Gold Outlook — Base Case: Temporary Range, Then Uptrend Continuation
🌍 Macro background
The current macro environment continues to strongly support higher gold prices.
Global liquidity is expanding again, while the US dollar is gradually losing purchasing power in real terms. At the same time, the Federal Reserve is moving closer to a more aggressive easing phase and is already injecting liquidity into the financial system.
US Treasury yields — which historically show a negative correlation with gold — remain elevated, but the probability of a sustained decline is high as monetary policy turns more accommodative.
In parallel, global de-dollarization trends are accelerating, and central banks continue to increase their gold reserves despite historically high prices.

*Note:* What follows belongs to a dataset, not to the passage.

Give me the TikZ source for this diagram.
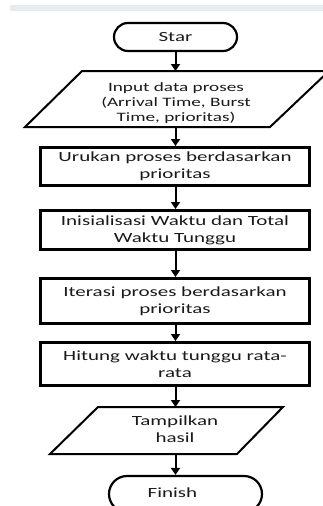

If this is not a constructive macro setup for precious metals, it is hard to imagine what would be.
📊 Technical structure
From a market-structure perspective, gold became overheated during the January rally due to gamma and short-squeeze dynamics.
The recent pullback has returned price to more neutral and sustainable levels.
After such stress phases, markets typically enter a re-accumulation range, rebuild positioning and only then continue the dominant trend.
Importantly, there are still no signs of capitulation or loss of interest in the gold and mining sector. Demand remains structurally strong.
🧭 Base scenario
My base forecast is a period of trading around the 4800 zone, forming a consolidation range.
For investors: gradual allocation during this phase is reasonable.
For traders: focus either on false breakdowns from the lower boundary or wait for a clean upside breakout accompanied by low-volatility expansion.
The next leg higher is likely to be smoother and structurally healthier than the emotional price action we saw in January.
Follow liquidity. Follow structure. Follow the trend.